Okay. Let’s get real here for a minute. Parenting is hard. Like some days I’m convinced my child is trying to send me over the edge. The other day he thought it would be fun to dump packing peanuts on our living room floor and make snow angels.
Those later became “snowballs” he threw at the dogs…who promptly started eating them. Don’t worry, they’re cornstarch.
I sometimes wonder what I’d do if I didn’t have my mom-posse to run to for support or help or just a minute of griping.
I mentioned on my latest podcast episode that I started a book about parenting, and it is about not momming alone. I loved the idea (although the book wasn’t for me). I’ve maintained from the start that we aren’t meant to parent by ourselves.
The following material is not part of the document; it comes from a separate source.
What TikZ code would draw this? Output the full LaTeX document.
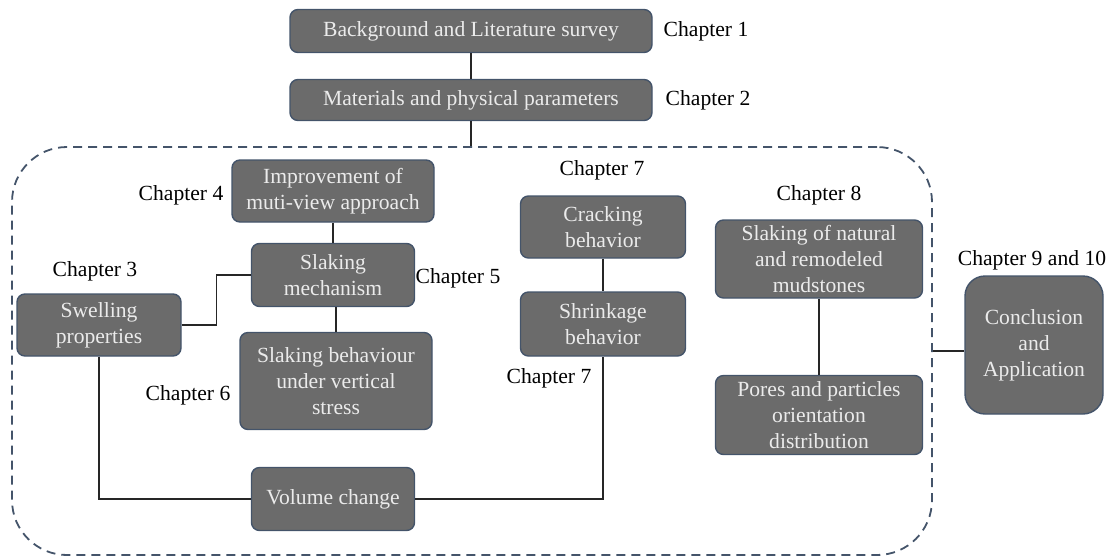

We need people in the trenches with us for those days when our kids have ridden the dog into the bedroom, pulled every book off the shelf, and eaten a whole Halloween bag of Reese’s Cups. (Never happened here. No way!)
They also can sit at the kitchen table and chat while the kids put on a show complete with guitars and microphones. (Thanks, Grammy & Baba.) They know to sidestep the Lego on the floor and to ignore the fruit snack ground into my couch. And they get it that dinner probably won’t include quiet conversation. In fact, they’ll laugh–or at least pretend to–as my kid tells a knock-knock joke that makes no sense at all. And I love them for that. And my kid loves them for that.
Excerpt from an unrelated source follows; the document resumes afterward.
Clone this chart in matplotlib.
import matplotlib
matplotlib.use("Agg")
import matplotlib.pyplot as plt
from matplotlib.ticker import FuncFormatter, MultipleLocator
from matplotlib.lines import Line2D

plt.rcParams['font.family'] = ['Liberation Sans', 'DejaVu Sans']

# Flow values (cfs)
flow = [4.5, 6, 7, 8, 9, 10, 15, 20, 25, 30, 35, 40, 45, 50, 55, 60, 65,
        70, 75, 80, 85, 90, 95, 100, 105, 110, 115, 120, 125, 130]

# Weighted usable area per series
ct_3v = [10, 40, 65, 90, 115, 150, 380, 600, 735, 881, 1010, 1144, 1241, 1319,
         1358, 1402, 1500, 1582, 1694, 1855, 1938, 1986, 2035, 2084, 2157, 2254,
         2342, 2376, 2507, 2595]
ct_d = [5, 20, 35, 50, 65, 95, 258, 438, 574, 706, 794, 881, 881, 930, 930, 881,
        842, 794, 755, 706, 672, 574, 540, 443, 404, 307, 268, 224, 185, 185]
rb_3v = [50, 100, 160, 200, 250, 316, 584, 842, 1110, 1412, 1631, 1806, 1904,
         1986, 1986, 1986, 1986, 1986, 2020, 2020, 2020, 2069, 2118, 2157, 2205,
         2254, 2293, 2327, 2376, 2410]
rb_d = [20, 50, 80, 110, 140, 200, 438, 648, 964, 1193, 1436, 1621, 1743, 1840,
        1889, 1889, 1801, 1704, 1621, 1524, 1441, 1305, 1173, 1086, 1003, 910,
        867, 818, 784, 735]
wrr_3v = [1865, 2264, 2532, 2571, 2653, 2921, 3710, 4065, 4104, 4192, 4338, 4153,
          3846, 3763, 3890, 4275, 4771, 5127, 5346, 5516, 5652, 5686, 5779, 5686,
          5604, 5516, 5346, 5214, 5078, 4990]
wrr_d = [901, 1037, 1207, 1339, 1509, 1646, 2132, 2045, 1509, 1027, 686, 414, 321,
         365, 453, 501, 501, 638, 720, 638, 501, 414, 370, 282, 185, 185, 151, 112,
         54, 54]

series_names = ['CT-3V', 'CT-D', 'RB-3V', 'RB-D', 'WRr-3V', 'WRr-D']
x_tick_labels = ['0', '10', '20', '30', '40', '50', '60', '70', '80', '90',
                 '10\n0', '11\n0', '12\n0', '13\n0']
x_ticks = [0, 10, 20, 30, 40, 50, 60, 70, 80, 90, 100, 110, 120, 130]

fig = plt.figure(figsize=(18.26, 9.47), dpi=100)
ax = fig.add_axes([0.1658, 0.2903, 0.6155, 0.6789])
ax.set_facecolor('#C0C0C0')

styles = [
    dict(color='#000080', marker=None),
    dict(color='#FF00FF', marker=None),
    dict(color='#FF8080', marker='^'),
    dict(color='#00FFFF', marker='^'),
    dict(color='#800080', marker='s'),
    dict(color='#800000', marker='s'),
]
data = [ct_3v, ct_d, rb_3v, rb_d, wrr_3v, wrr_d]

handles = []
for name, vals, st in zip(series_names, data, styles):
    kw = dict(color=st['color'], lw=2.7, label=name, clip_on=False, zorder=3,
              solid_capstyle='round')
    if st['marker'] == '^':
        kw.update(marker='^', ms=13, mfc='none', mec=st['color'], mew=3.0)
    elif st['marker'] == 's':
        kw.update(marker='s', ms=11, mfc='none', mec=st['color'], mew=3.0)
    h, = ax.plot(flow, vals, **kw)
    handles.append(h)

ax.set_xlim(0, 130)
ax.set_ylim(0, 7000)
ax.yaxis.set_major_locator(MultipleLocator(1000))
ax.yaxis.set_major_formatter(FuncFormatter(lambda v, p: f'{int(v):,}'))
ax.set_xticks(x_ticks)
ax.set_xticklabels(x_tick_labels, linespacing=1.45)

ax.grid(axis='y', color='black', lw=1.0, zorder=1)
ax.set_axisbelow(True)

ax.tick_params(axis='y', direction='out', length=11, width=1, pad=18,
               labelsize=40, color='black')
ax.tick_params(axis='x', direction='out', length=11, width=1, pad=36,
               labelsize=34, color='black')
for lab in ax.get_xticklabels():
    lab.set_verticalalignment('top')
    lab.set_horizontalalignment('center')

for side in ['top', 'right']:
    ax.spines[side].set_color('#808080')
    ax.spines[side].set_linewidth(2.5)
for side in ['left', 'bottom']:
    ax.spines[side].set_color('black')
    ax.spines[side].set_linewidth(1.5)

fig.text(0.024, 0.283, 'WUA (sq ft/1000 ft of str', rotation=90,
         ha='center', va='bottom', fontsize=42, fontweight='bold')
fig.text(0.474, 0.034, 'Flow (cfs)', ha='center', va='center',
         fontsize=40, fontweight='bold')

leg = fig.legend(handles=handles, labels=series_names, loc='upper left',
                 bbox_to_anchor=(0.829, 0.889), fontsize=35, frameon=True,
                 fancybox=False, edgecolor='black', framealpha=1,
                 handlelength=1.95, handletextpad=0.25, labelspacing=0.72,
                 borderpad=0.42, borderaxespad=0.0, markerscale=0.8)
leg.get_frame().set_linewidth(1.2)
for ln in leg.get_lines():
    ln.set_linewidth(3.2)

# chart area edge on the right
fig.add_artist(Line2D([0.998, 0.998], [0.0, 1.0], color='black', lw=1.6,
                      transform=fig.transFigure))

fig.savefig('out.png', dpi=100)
But, maybe more importantly, they need those people. Parents make us roll our eyes. Maybe not as much now that I’m in my thirties, but at ten and sixteen and even at twenty, my parents were just the goofballs who embarrassed me in public. But my friends’ parents were cool. They got it. They listened.
And I want that for G. He might be convinced I don’t “get him”, but hopefully one of my mom village will. And hopefully they’ll be able to steer him in the right direction when he’s too embarrassed or angry or annoyed to come to me. And I can only hope I have the opportunity to do the same for them. Because I know they love my kid nearly as much as their own, just as I do theirs.